Despite the physical strain, it truly was a pleasure, and a treat, to be a part of the backstage workings on some of the biggest events in the world, to go inside and see the progress at some fantastic venues. Transforming from a bare floor to massive structure sometimes in a few hours. Jobs varied from erecting tents and big tops for massive scale events over several weeks like the Farmborough aeroplane festival. High security Jobs such as Buckingham palace and Windsor castle where guards confiscate passports and prohibit mobile phone use and standing on the grass, top performing musicians at the O2 Arena, the Roundhouse, and all the many ancient palaces and museums across London. I’ve worked for well know people like Queen Elizabeth, Justin Bieber, Florence and the Machine, Paul McCartney, and the Red Hot Chilli Peppers. An enormous amount of work goes on to make these events happen. The sheer amount of kit, props, and man power to get it going, then tear it all down in a couple of hours, like it never existed until the next gig. The hard sweat and toil of The staging crew is forgotten in an instant when the stars arrive, hidden with black t-shirts behind dark curtains or quickly ushered away from the venue entirely, out of sight of the rich and famous until we are welcomed back with open arms to start our shift at all hours of the night for disassemble.

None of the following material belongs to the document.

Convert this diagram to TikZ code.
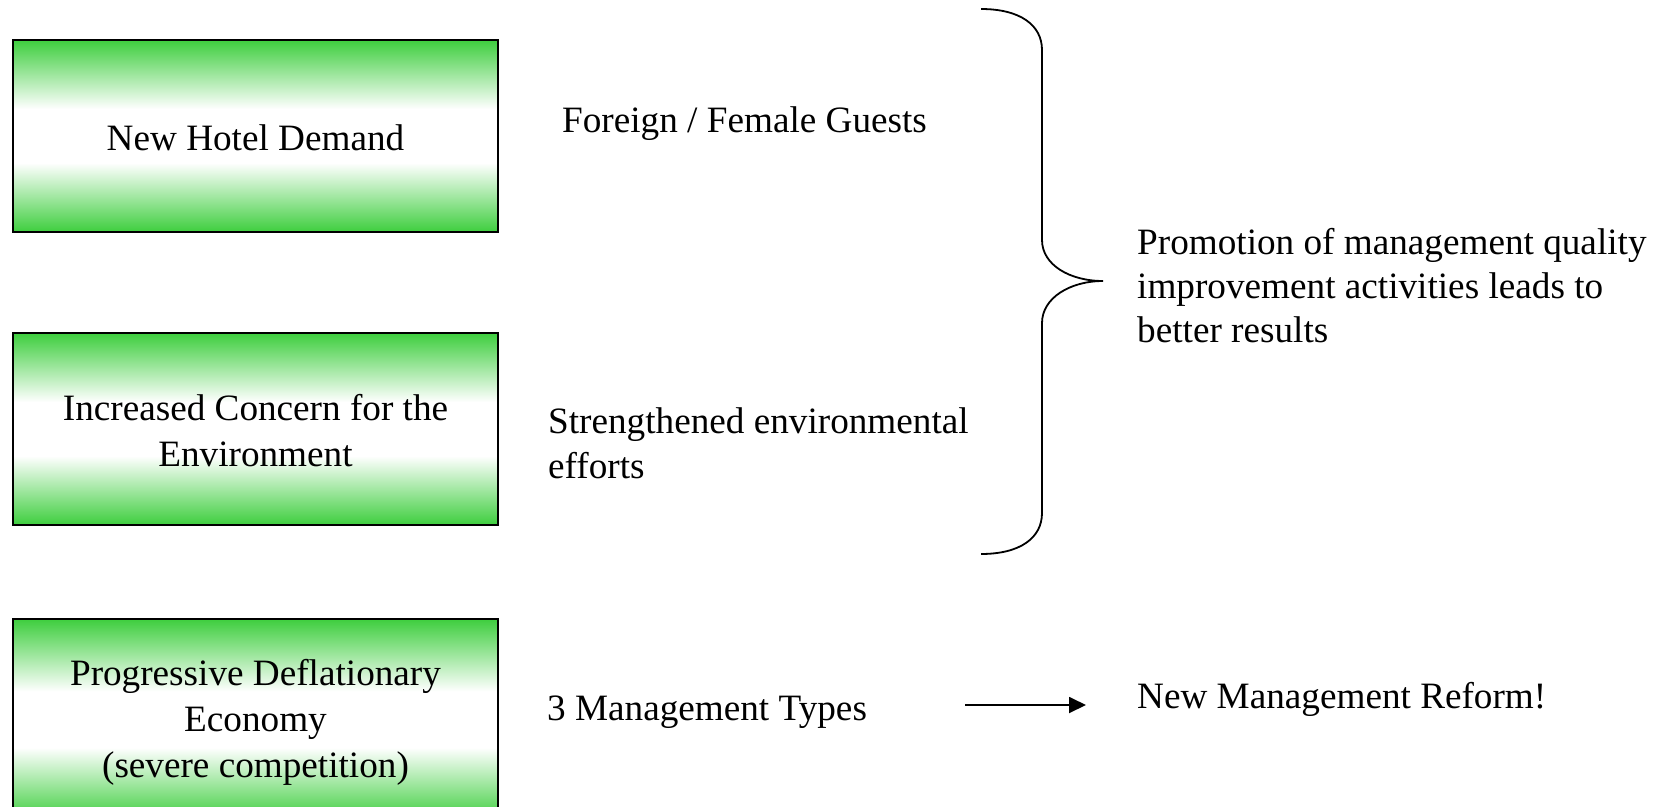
\documentclass[tikz,border=0pt]{standalone}
\usepackage{fontspec}
\setmainfont{Liberation Serif}
\usetikzlibrary{arrows.meta}
\definecolor{hg}{RGB}{62,206,62}
\pgfdeclareverticalshading{greenband}{100bp}{color(0bp)=(hg); color(25bp)=(hg); color(43bp)=(white); color(57bp)=(white); color(75bp)=(hg); color(100bp)=(hg)}
\tikzset{
  hbox/.style={shade, shading=greenband, draw=black, line width=1.8pt,
    minimum width=485pt, align=center, inner sep=0pt},
  plain/.style={anchor=base west, inner sep=0pt, align=left},
  conn/.style={line width=1.8pt},
}
\begin{document}
\begin{tikzpicture}[x=1pt, y=-1pt, font=\fontsize{37.2}{46}\selectfont]
\clip (0,0) rectangle (1657,806);
\fill[white] (0,0) rectangle (1657,806);
% boxes
\node[hbox, minimum height=192pt] (b1) at (255.5,136) {\rule{0pt}{29.5pt}New Hotel Demand};
\node[hbox, minimum height=192pt] (b2) at (255.5,429) {\rule{0pt}{29.5pt}Increased Concern for the\\Environment};
\node[hbox, minimum height=201pt] (b3) at (255.5,719.5) {\rule{0pt}{31.5pt}Progressive Deflationary\\Economy\\(severe competition)};
% middle texts (base anchor = baseline of last line)
\node[plain] (t1) at (562,132) {Foreign / Female Guests};
\node[plain, font=\fontsize{37.2}{44.5}\selectfont] (t2) at (548,478) {Strengthened environmental\\efforts};
\node[plain] (t3) at (547,720) {3 Management Types};
% right texts
\node[plain, font=\fontsize{37.2}{44}\selectfont] (r1) at (1137,342) {Promotion of management quality\\improvement activities leads to\\better results};
\node[plain] (r2) at (1137,708) {New Management Reform!};
% brace
\coordinate (bt) at (981,9);
\coordinate (bm) at (1103,281);
\coordinate (bb) at (981,554);
\draw[conn] (bt) .. controls (1020,9) and (1042,25) .. (1042,50)
  -- (1042,240) .. controls (1042,265) and (1070,281) .. (bm)
  .. controls (1070,281) and (1042,298) .. (1042,323)
  -- (1042,513) .. controls (1042,538) and (1020,554) .. (bb);
% arrow
\coordinate (a1) at (965,705);
\coordinate (a2) at (1086,705);
\draw[conn, -{Triangle[length=17pt,width=16pt]}] (a1) -- (a2);
\end{tikzpicture}
\end{document}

Staging crew was an experience Im happy to have had, but one I’ll never seek to experience again. I was tired all the time and lost a great deal of physical weight. It was a strain physically and mentally. I could only recommend this job to a young traveller in need of quick cash. It gave me enough to continue my travels and certainly many more valuable life lessons, I learnt what real hard work is, how to function on four hours sleep or less, and gaining respect for people who come from disadvantaged life circumstances such as the eastern europeans i was lucky to meet. I have seemingly unlimited opportunities in life simply by being born with a passport containing an attractive badge on the front. Others unfairly don’t have this luxury and fight a daily battle because of it.